Bizce Dersimli Kemal, içine PKK kaçmış Y-CHP’nin başında kalmaya devam etmeli…

Böylece günden güne gerçek yüzleri…

Halkı nasıl gördükleri…

Devlet için ne düşündükleri…

Hedeflerinde hangi kirli planlar bulunduğu…

Aslında nasıl bir “faşist dikta ve tek adam özlemi” içinde olduğu…

Zillet’teki partisi ve ortaklarının nasıl bir çözülmede olduğunu saklamak için sun’i ve kaosa dönük gündemlere yöneldikleri…

Bir bir ortaya dökülüyor milletin gözünün önüne!

*

70 yıldır muhalefetten kurtulamamış sözde bir sosyal demokrat partinin kendi partisi içinde bile muhalefete tahammül edemeyen Genel Başkan Dersimli’nin öncelikli meselesi Cumhurbaşkanı Erdoğan’ı devirmeye yönelik düşmanlıktı…

Demokrasi, adalet, eşitlik, hürriyet, devlet ve yüzde 52’lik millet iradesi önemli değildi!

“Halkın oyuyla seçilmiş” Cumhurbaşkanı’na “Sözde diktatör” dedi Dersimli Kemal…

Kendini dizginleyemedi, “AKP’ye oy veren öğretmene, öğretmen demem” bile dedi…

Hızını alamadı, “Türk Ordusu satılmış” diyen adamına toz kondurtmadı!

“Dostlarımızla iktidar olacağız” diyordu ya, “ABD’li dostu Biden”a güvendiğini attığı mesajla açık etti…

Türk adaletinin mensuplarına “Siz Saray’ın satılmış yargıçlarısınız” hakaretinde bulundu…
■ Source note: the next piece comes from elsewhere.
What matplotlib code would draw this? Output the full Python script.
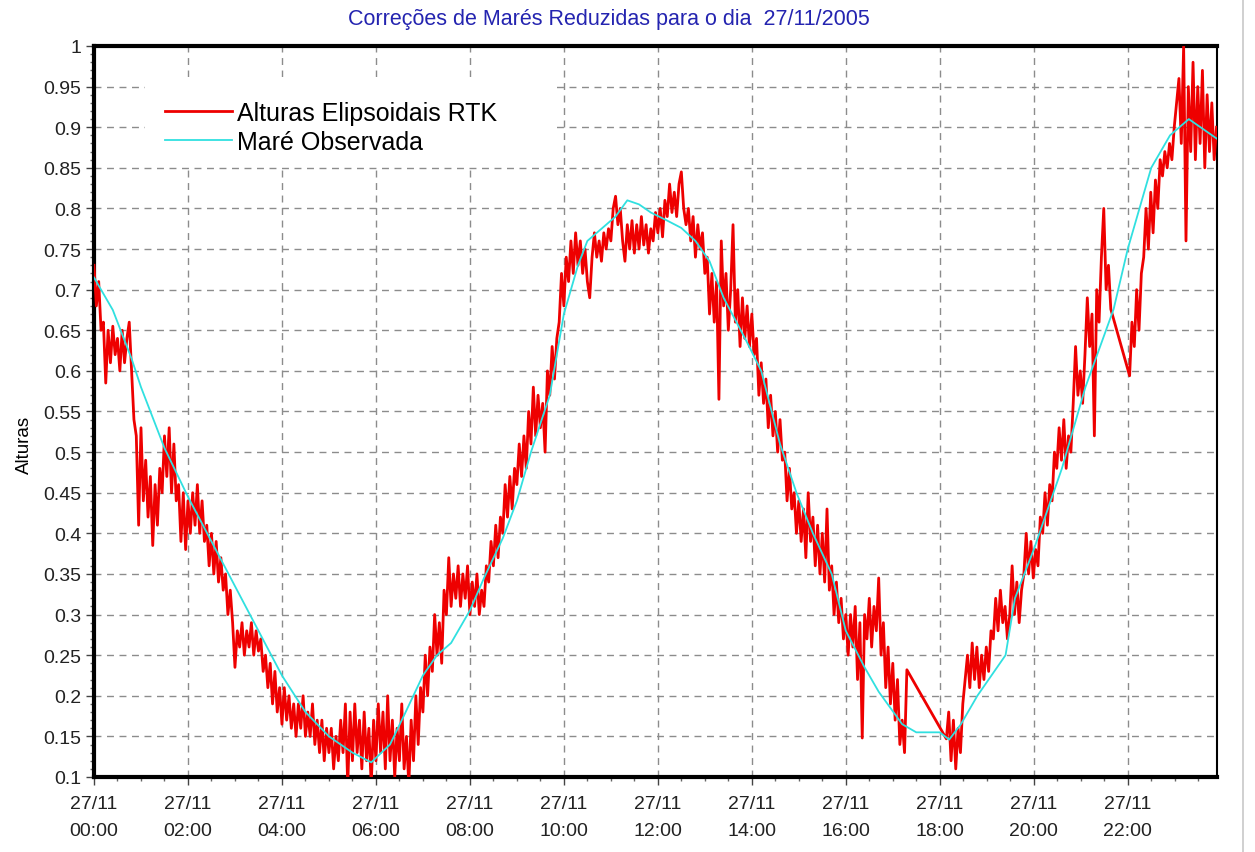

PKK’li terörist Selo hakkındaki iddianame ile ilgili, “Şeref madalyası” demekten çekinmedi!

15 Temmuz’dan beri ne ettilerse olmadı…

Bahçeli’ye saçma sapan bir “Ülkeyi erken seçime götür” teklifinde bile bulundular!

Erdoğan ve Bahçeli, “Haziran 2023” dedikçe pusulaları iyice şaştı!

*

Derken Devlet Ata, Cumhur ittifakı ve Cumhurbaşkanlığı Hükümet Sistemi’ni devreye sokunca…

Mesele Cumhur ittifakını devirmek için Devlet Bey ve MHP’ye saldırmaya vardı…

Zıvanadan çıktı iş…

Asker ve polise etmedik iftira bırakmadılar…

Libya, Suriye ve Azerbaycan üzerinden Mehmetçiğe iftira yağdırmaktan çekinmediler…

PKK’li Selo ve Sorosçu Kavala uğruna yargıya demedikleri kalmadı!

Devletin rektör, vali, kaymakam ve yargıçlarına “militan” diyecek noktaya geldiler…

Önce Y-CHP’li Altay, “Artık rektöründen başçavuşuna uzman çavuşuna kadar herkes AKP militanı” demişti.

Bir akılsızca deneme de eski Y-CHP’li vekilden geldi…

Partisinde ve Türkiye gündeminde esamesi okunmayan Berhan Şimşek adlı artist, gündeme olmadık hakaretlerle girmeyi başardı…

Şimşek, canlı yayında, “Vali militan, kaymakam militan, yargıçlar militan” diyerek devletin bürokratlarına saldırdı. 

Utanmadan da, kahraman askerlerimize saldıran Y-CHP'lilere de “doğru bir itham” sözleriyle destek verdi…

*

Dersimli Kemal’in başını çektiği Y-CHP, hakikaten bir “millî beka meselesi” olduğunu ispatlamak için devletin bütün kılcal damarlarına saldırıyor…

Ümitsiz, çaresiz, istikbâlsiz, hazırlıksız, beceriksiz, akıl tutulmasında bir devlet düşmanlığındaki ve sadece “proje partisi” olmaya adanmış kadroların elinde…

Taciz ve yolsuzluk skandallarını örtemiyorlar; kaos, yalan, kumpas, iftira, hakaret, kargaşa ve “sokaktan medet uman” bir zavallılığa düştüler…

Evet, Y-CHP tam bir “militarizm”e koşuyor, hem de şuursuzca…

Örgütteki “Aklı başındakiler, Atatürkçüler”, birer ikişer Dersimli ve ekibinin günahlarından kaçmanın derdine düşeli çok oldu zaten!

Yakındır partinin kapısına savcıların dayanması… Hele bekleyin!